News at Mason
U.S. Secretary of State Rex Tillerson urges Mason students to engage the world
March 6, 2018 / by Damian Cristodero
U.S. Secretary of State Rex Tillerson made a special stop at George Mason University on Tuesday ahead of his official five-country visit to Africa, addressing students, faculty and staff at the Harris Theatre on the Fairfax Campus.
During his hour-long visit, he shared a range of policy objectives for U.S.-Africa relations and announced a $533 million aid package for the continent in his speech.
But he also spoke directly to students during a Q&A moderated by Mason President Ángel Cabrera. At one point, he urged students to study abroad and choose more remote destinations for the life-changing experience.
“Today the case for going abroad is more compelling than any time in my life,” Tillerson said. “The world has transformed so dramatically. It is all interconnected. You cannot think about economic issues, security issues, without thinking about them in a global context. The earlier you understand that and interact with it, the better prepared you will be for it.”
“And go to the hard places, don’t go to the easy places,” he added. “It’s quite an experience to see how people exist around the world. Go to the hard places. It will change you.”
Tillerson learned that lesson firsthand as a college freshman on a mission trip to Peru following a devastating earthquake.
Cabrera had asked Tillerson to explain the benefits of studying abroad. Earlier, he said Mason’s international student body is an ideal audience for the Secretary.

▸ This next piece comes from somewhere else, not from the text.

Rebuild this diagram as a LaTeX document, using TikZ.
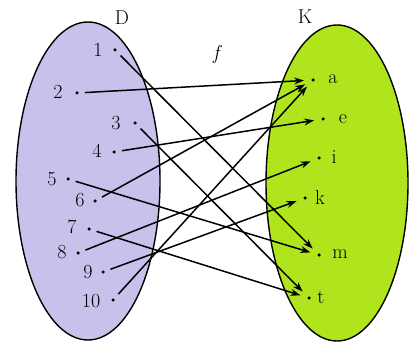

“The choice for Mason for this presentation couldn’t be any better,” Cabrera said. “George Mason has students and faculty from more than 130 countries. We work hard to make sure we are educating students to engage in a very interconnected world. We define ourselves to be a university of the world.”
Mason student body president David Kanos, who is from Nigeria, had a front-row seat for the event. He also had a chance to speak with Tillerson—one of the perks, he said, of attending a university that has become a consistent destination for national leaders to speak about important issues.
“It’s an amazing opportunity to be at a school where you have people like this speaking on issues not just about the United States, but global issues,” said Kanos, a senior government and international politics major. “It’s a fantastic opportunity for us.”
Tillerson said the United States sees great opportunity in Africa, and the newly announced aid package will address food insecurity on the continent, and provide clean drinking water and health programs that will prevent the spread of disease.
As for economic development, that will only happen, Tillerson said, with “mutually respectful partnerships.”
Tillerson criticized China for projects in Africa that involve predatory loans, corruption and vague contracts. The United States, he said, wants to be a partner to promote the rule of law, fight terrorism on the continent and help women expand their education and their roles in government.
“In having conversations with him, he stressed to me the importance of making it a generational thing, not just a one-time thing,” Kanos said. “I think he and his office and the United States really want to work to change that. Once you change that, you change a lot of things on the other side.”
Mason is the third university the Secretary has visited since taking office; he previously visited Stanford and the University of Texas.